=== Written request ===
Write out, word for word, every line from the first one through the line that holds "const l4SpikeVals = [150,100,150,100,150,120];", and nothing else; skip the pictures.

=== Data lines ===

---

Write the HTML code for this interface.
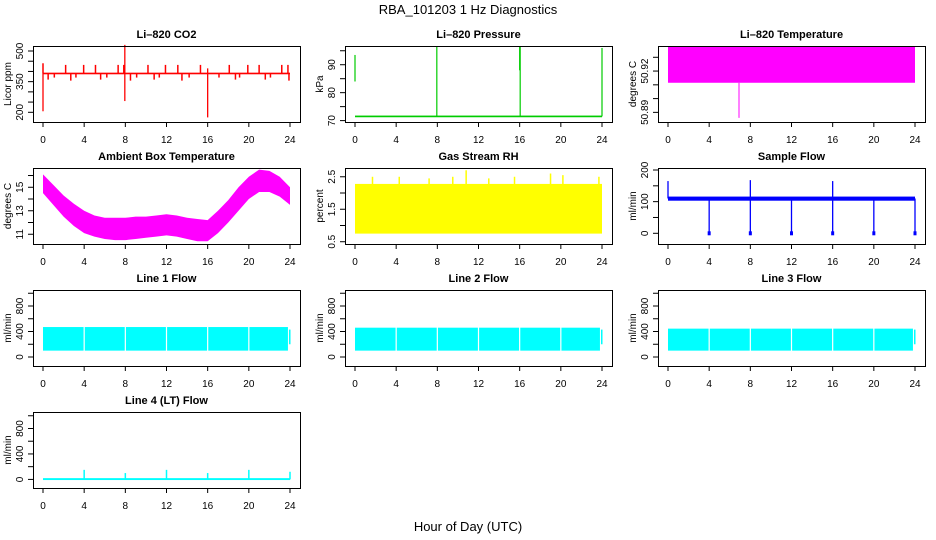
<!DOCTYPE html>
<html><head><meta charset="utf-8"><style>
html,body{margin:0;padding:0;background:#fff;}
svg{display:block;font-family:"Liberation Sans",Helvetica,sans-serif;}
</style></head><body>
<svg id="c" width="936" height="540" xmlns="http://www.w3.org/2000/svg">
<text x="468" y="14" font-size="13" text-anchor="middle">RBA_101203  1 Hz Diagnostics</text>
<text x="468" y="531" font-size="13" text-anchor="middle">Hour of Day (UTC)</text>
</svg>
<script>
// ---- data ----
const xTicks = [0,4,8,12,16,20,24];
// CO2
const co2Base = [386, 394];
const co2UpHours = [0,2.2,3.95,5.1,7.3,7.85,10.2,11.9,13.1,15.3,18.1,19.9,21.0,23.2,23.8];
const co2UpVals = [440,432,432,432,432,432,432,432,432,432,432,432,432,432,432];
const co2DnHours = [0.5,1.1,2.7,3.2,5.6,6.2,8.5,9.1,10.8,11.3,13.5,14.2,17.1,18.7,19.1,21.6,22.1,23.9];
const co2DnVals = [360,370,355,370,360,370,355,370,360,370,355,370,370,360,370,360,370,355];
const co2BigHours = [0,7.95,7.95,16,16];
const co2BigVals = [205,530,255,175,415];
// Pressure
const presBase = [71.2, 71.8];
const presSpikeHours = [0,7.95,16,16.05,24];
const presSpikeLo = [84,71.5,88,71.5,71.5];
const presSpikeHi = [93.5,96.5,96.5,96.5,96];
// Li-820 temperature
const tempLo = 50.9115, tempHi = 50.9375;
const tempSpikeHours = [6.9];
const tempSpikeVals = [50.886];
// Ambient
const ambHours = [0,1,2,3,4,5,6,7,8,9,10,11,12,13,14,15,16,17,18,19,20,21,22,23,24];
const ambHi = [16.1,15.2,14.3,13.6,13.0,12.6,12.4,12.4,12.4,12.5,12.5,12.6,12.7,12.6,12.4,12.3,12.2,13.0,13.9,15.0,15.9,16.5,16.4,15.9,15.0];
const ambLo = [14.5,13.5,12.5,11.7,11.1,10.8,10.6,10.5,10.5,10.6,10.7,10.8,10.9,10.8,10.6,10.4,10.4,11.1,12.0,13.0,14.0,14.6,14.6,14.2,13.5];
// RH
const rhBand = [0.75, 2.28];
const rhSpikeHours = [1.7,4.3,7.2,9.5,10.8,13,15.5,19,20.2,23.7];
const rhSpikeVals = [2.5,2.5,2.45,2.5,2.7,2.45,2.5,2.6,2.55,2.5];
// Sample flow
const sfBand = [103, 116];
const sfDipHours = [4,8,12,16,20,24];
const sfUpHours = [0,8,16];
const sfUpVals = [165,168,165];
// Line flows
const l1Band = [100,470], l2Band = [100,460], l3Band = [100,445];
const flowGapHours = [4,8,12,16,20];
// Line 4
const l4Band = [-10, 20];
const l4SpikeHours = [4,8,12,16,20,24];
const l4SpikeVals = [150,100,150,100,150,120];

// ---- layout ----
const NS = "http://www.w3.org/2000/svg";
const svg = document.getElementById('c');
const colL = [33,345,658], rowT = [46,168,290,412], W = 267, H = 76;
function mk(tag, a, parent){ const e=document.createElementNS(NS,tag); for(const k in a) e.setAttribute(k,a[k]); (parent||svg).appendChild(e); return e; }

function panel(col,row,title,ylab,usr,yticks,ylabels,nm){
  const L=colL[col], T=rowT[row], B=T+H, R=L+W;
  const g = mk('g',{});
  
  
  const x = h => L+10+h/24*(W-20);
  const y = v => B-(v-usr[0])/(usr[1]-usr[0])*H;
  const t = mk('text',{x:L+W/2,y:T-8,'font-size':11,'font-weight':'bold','text-anchor':'middle'},g);
  t.textContent = title;
  
  
  const yl = mk('text',{transform:`translate(${L-22},${(T+B)/2}) rotate(-90)`,'font-size':10,'text-anchor':'middle'},g);
  yl.textContent = ylab;
  
  
  const xa = mk('g',{stroke:'#000','stroke-width':1},g);
  
  
  xTicks.forEach(h=>{
    mk('line',{x1:x(h),x2:x(h),y1:B,y2:B+5},xa);
    const lt = mk('text',{x:x(h),y:B+21,'font-size':10,'text-anchor':'middle',stroke:'none'},xa);
    lt.textContent = h;
  });
  const ya = mk('g',{stroke:'#000','stroke-width':1},g);
  
  
  yticks.forEach(v=>{ mk('line',{x1:L-5,x2:L,y1:y(v),y2:y(v)},ya); });
  ylabels.forEach(v=>{
    const lt = mk('text',{transform:`translate(${L-10},${y(v)}) rotate(-90)`,'font-size':10,'text-anchor':'middle',stroke:'none'},ya);
    lt.textContent = v;
  });
  const d = mk('g',{},g);
  
  
  return {g,d,x,y,L,T,B,R,close:()=>{ const r=mk('rect',{x:L+0.5,y:T+0.5,width:W,height:H,fill:'none',stroke:'#000'},g);   }};
}
function band(p,h0,h1,lo,hi,col){ mk('rect',{x:p.x(h0),y:p.y(hi),width:p.x(h1)-p.x(h0),height:p.y(lo)-p.y(hi),fill:col},p.d); }
function vline(p,h,v0,v1,col,w){ mk('line',{x1:p.x(h),x2:p.x(h),y1:p.y(v0),y2:p.y(v1),stroke:col,'stroke-width':w||1.3},p.d); }

// CO2
let p = panel(0,0,'Li\u2013820 CO2','Licor ppm',[152.5,524.5],[200,250,300,350,400,450,500],[200,350,500],'co2');
band(p,0,24,co2Base[0],co2Base[1],'#f00');
co2UpHours.forEach((h,i)=>vline(p,h,390,co2UpVals[i],'#f00',1.5));
co2DnHours.forEach((h,i)=>vline(p,h,390,co2DnVals[i],'#f00',1.5));
co2BigHours.forEach((h,i)=>vline(p,h,390,co2BigVals[i],'#f00',1.3));
p.close();
// Pressure
p = panel(1,0,'Li\u2013820 Pressure','kPa',[69.5,96.7],[70,75,80,85,90,95],[70,80,90],'pressure');
band(p,0,24,presBase[0],presBase[1],'#0c0');
presSpikeHours.forEach((h,i)=>vline(p,h,presSpikeLo[i],presSpikeHi[i],'#0c0',1.2));
p.close();
// Temp
p = panel(2,0,'Li\u2013820 Temperature','degrees C',[50.883,50.9382],[50.89,50.90,50.91,50.92,50.93],[50.89,50.92],'li820-temperature');
band(p,0,24,tempLo,tempHi,'#f0f');
tempSpikeHours.forEach((h,i)=>vline(p,h,tempLo,tempSpikeVals[i],'#f0f',1));
p.close();
// Ambient
p = panel(0,1,'Ambient Box Temperature','degrees C',[10.17,16.64],[11,12,13,14,15,16],[11,13,15],'ambient-temperature');
{ let pts = ambHours.map((h,i)=>p.x(h)+','+p.y(ambHi[i]));
  for(let i=ambHours.length-1;i>=0;i--) pts.push(p.x(ambHours[i])+','+p.y(ambLo[i]));
  mk('polygon',{points:pts.join(' '),fill:'#f0f'},p.d); }
p.close();
// RH
p = panel(1,1,'Gas Stream RH','percent',[0.43,2.77],[0.5,1,1.5,2,2.5],[0.5,1.5,2.5],'gas-stream-rh');
band(p,0,24,rhBand[0],rhBand[1],'#ff0');
rhSpikeHours.forEach((h,i)=>vline(p,h,2,rhSpikeVals[i],'#ff0',1.5));
p.close();
// Sample flow
p = panel(2,1,'Sample Flow','ml/min',[-33.8,206.3],[0,50,100,150,200],[0,100,200],'sample-flow');
band(p,0,24,sfBand[0],sfBand[1],'#00f');
sfDipHours.forEach(h=>{ vline(p,h,110,0,'#00f',1.3); mk('rect',{x:p.x(h)-1.5,y:p.y(0)-2,width:3,height:4,fill:'#00f'},p.d); });
sfUpHours.forEach((h,i)=>vline(p,h,110,sfUpVals[i],'#00f',1.3));
p.close();
// Line flows
const flowTicks=[0,200,400,600,800,1000], flowLabels=[0,400,800];
[[0,'Line 1 Flow',l1Band,'line1-flow'],[1,'Line 2 Flow',l2Band,'line2-flow'],[2,'Line 3 Flow',l3Band,'line3-flow']].forEach(([c,t,bd,nm])=>{
  const q = panel(c,2,t,'ml/min',[-141,1051],flowTicks,flowLabels,nm);
  band(q,0,23.8,bd[0],bd[1],'#0ff');
  band(q,23.9,24.05,200,430,'#0ff');
  flowGapHours.forEach(h=>mk('line',{x1:q.x(h),x2:q.x(h),y1:q.y(bd[1]+10),y2:q.y(bd[0]-10),stroke:'#fff','stroke-width':1.2},q.d));
  q.close();
});
// Line 4
p = panel(0,3,'Line 4 (LT) Flow','ml/min',[-135,1059],flowTicks,flowLabels,'line4-flow');
band(p,0,24,l4Band[0],l4Band[1],'#0ff');
l4SpikeHours.forEach((h,i)=>vline(p,h,0,l4SpikeVals[i],'#0ff',1.5));
p.close();
</script>
</body></html>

---

=== Answer below ===
Write the HTML code for this interface.
<!DOCTYPE html>
<html><head><meta charset="utf-8"><style>
html,body{margin:0;padding:0;background:#fff;}
svg{display:block;font-family:"Liberation Sans",Helvetica,sans-serif;}
</style></head><body>
<svg id="c" width="936" height="540" xmlns="http://www.w3.org/2000/svg">
<text x="468" y="14" font-size="13" text-anchor="middle">RBA_101203  1 Hz Diagnostics</text>
<text x="468" y="531" font-size="13" text-anchor="middle">Hour of Day (UTC)</text>
</svg>
<script>
// ---- data ----
const xTicks = [0,4,8,12,16,20,24];
// CO2
const co2Base = [386, 394];
const co2UpHours = [0,2.2,3.95,5.1,7.3,7.85,10.2,11.9,13.1,15.3,18.1,19.9,21.0,23.2,23.8];
const co2UpVals = [440,432,432,432,432,432,432,432,432,432,432,432,432,432,432];
const co2DnHours = [0.5,1.1,2.7,3.2,5.6,6.2,8.5,9.1,10.8,11.3,13.5,14.2,17.1,18.7,19.1,21.6,22.1,23.9];
const co2DnVals = [360,370,355,370,360,370,355,370,360,370,355,370,370,360,370,360,370,355];
const co2BigHours = [0,7.95,7.95,16,16];
const co2BigVals = [205,530,255,175,415];
// Pressure
const presBase = [71.2, 71.8];
const presSpikeHours = [0,7.95,16,16.05,24];
const presSpikeLo = [84,71.5,88,71.5,71.5];
const presSpikeHi = [93.5,96.5,96.5,96.5,96];
// Li-820 temperature
const tempLo = 50.9115, tempHi = 50.9375;
const tempSpikeHours = [6.9];
const tempSpikeVals = [50.886];
// Ambient
const ambHours = [0,1,2,3,4,5,6,7,8,9,10,11,12,13,14,15,16,17,18,19,20,21,22,23,24];
const ambHi = [16.1,15.2,14.3,13.6,13.0,12.6,12.4,12.4,12.4,12.5,12.5,12.6,12.7,12.6,12.4,12.3,12.2,13.0,13.9,15.0,15.9,16.5,16.4,15.9,15.0];
const ambLo = [14.5,13.5,12.5,11.7,11.1,10.8,10.6,10.5,10.5,10.6,10.7,10.8,10.9,10.8,10.6,10.4,10.4,11.1,12.0,13.0,14.0,14.6,14.6,14.2,13.5];
// RH
const rhBand = [0.75, 2.28];
const rhSpikeHours = [1.7,4.3,7.2,9.5,10.8,13,15.5,19,20.2,23.7];
const rhSpikeVals = [2.5,2.5,2.45,2.5,2.7,2.45,2.5,2.6,2.55,2.5];
// Sample flow
const sfBand = [103, 116];
const sfDipHours = [4,8,12,16,20,24];
const sfUpHours = [0,8,16];
const sfUpVals = [165,168,165];
// Line flows
const l1Band = [100,470], l2Band = [100,460], l3Band = [100,445];
const flowGapHours = [4,8,12,16,20];
// Line 4
const l4Band = [-10, 20];
const l4SpikeHours = [4,8,12,16,20,24];
const l4SpikeVals = [150,100,150,100,150,120];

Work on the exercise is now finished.